Parco nazionale di Monfrague

L'extremadura è nel contempo un territorio aspro e apparentemente inospitale e la regione spagnola con la più alta concentrazione di parchi naturali.
Ma tra tutti i parchi dell'extremdura il più famoso credo sia quello di Monfrague e, quando lo raggiungete, capite subito perché.
Vedere un cervo maschio che si aggira in territorio esposto, dentro ad una pozza d'acqua per rinfrescarsi in un avvallamento che non presenta boscaglia attorno in cui sparire velocemente è uno spettacolo che da noi si presenta raramente.
La distranza dalla strada è notevole ma è forse meglio così: avere un po' di panorama attorno inquadra meglio la situazione e fa capire quanto sia preziosa quella pozza d'acqua, visto quanto soffre la terra già subito attorno con lo scarso manto d'erba a coprirla.


Ma il signore incontrastato del parco è un avvoltoio, il grifone.... uno... no, in realtà è un'intera colonia così numerosa che quando si alza in volo è capace di oscurare il cielo. Ma questo, ovviamente, non accade ovunque nel parco. c'è un posto ben preciso dove si radunano tutti: sulla stretta del lago costeggiata dalla ex-208, ai piedi del castello di Monfrague, dove si trova il punto panoramico attrezzato. Le rocce che delimitano a strapiombo l'invaso sono l'habitat scelto dai grifoni ed in effetti, persino nella terza settimana di giugno, quando tutte le struture ricettive del parco sono chiuse per il troppo caldo, la quantità di "birders" che si accumula lì è davvero notevole. Lo spettacolo daltro canto merita ed è capace di incantare anche chi non ha propriamente la passione per l'osservazione dell'avifauna.

Il messaggio che vi danno al punto informazioni del parco è chiaro: se volete godervi a piedi gli oltre 10 km di sentieri presenti nel parco per passare da i grifoni alle acquile... non veniteci da giugno a settembre, le temperature rendono improponibile qualunque velleità da camminatore. La nostra fortuna è stata quella di arrivare in una settimana stranamente piovosa che ha mitigato molto le temperature, eliminando anche nel contempo le turbolenze dell'aria calda che altrimenti avrebbero minato la nitidezza delle fotografie.
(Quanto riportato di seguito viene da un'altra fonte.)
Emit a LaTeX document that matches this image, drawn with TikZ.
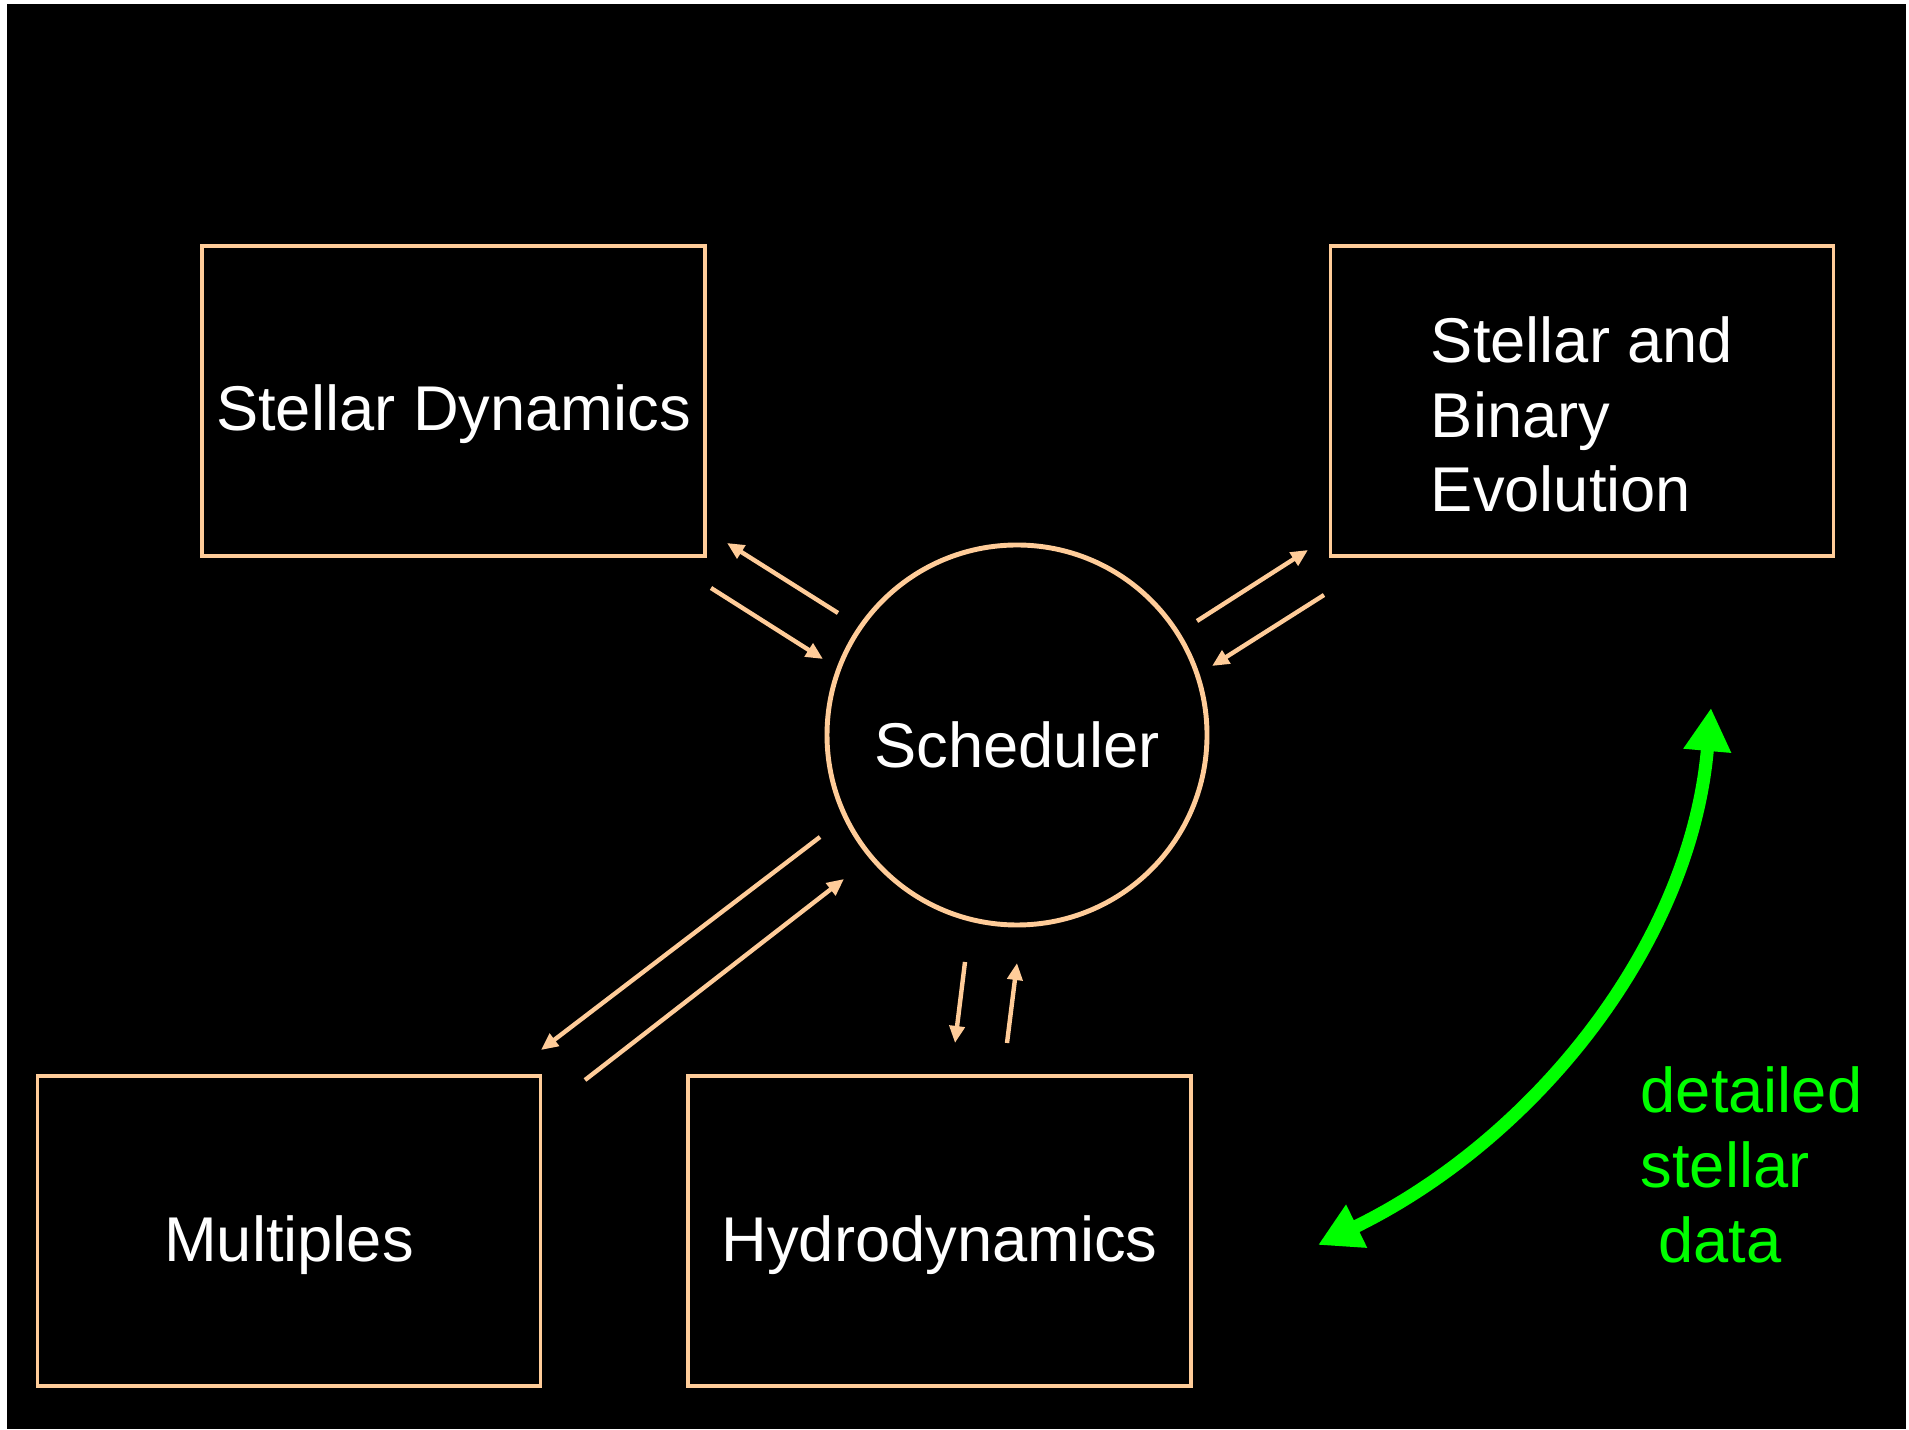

La disinvoltura con cui questa cerva osserva i fotografi ammucchiati sull'alro lato della strada rende evidente la tranquillità di cui godono gli animali in queso posto: nessuno scatto nervoso, nessuna fuga improvvisa, ha costegiato il nastro di asfaltocome un bravo pedone sino al sentiero che si inerpica lungo il colle, dove ha cominciato tranquillamente a nutrirsi mentre le macchine fotografiche scattavano a raffica... nemmeno al recinto di Paneveggio è mai stato così facile fotografare un cervo, il tutto senza reti e senza protezioni, in un magico e rispettoso equilibrio tra uomo e natura.   


Insomma, così vicina che con il 300 f4 liscio era impossibile farcela stare tutta. 

Chi invece ha messo a dura prova occhio e moltiplicatore di focale è il passero solitario: in termini assoluti non era particolarmente lontano ma in relazione alle sue dimensioni era semplicemente lontanissimo!
Quasi impossibile da vedere ad occhio nudo, per un terzo nascosto dietro alle rocce, mi è staro indicato da uno sbinocolatore tedesco. Il risultato è qui ed è tutto quello che sono riuscito ad ottenere: il piccolo pennuto è rimasto esattamente nella medesima posizione per tutto il tempo, probabilmente a protezione di un nido che da dove eravamo non era possibile localizzare.
... esattamente come era difficile da localizzare il nido di cicogne nere sull'altro margine del'invaso: solo la paziente e ostinata ricerca di mia cognata ha permesso di scovarlo tra le rocce ad una distanza improponibile ma sì, grazie a lei, sul registro delle osservazioni posso annotare anche la cicogna nera!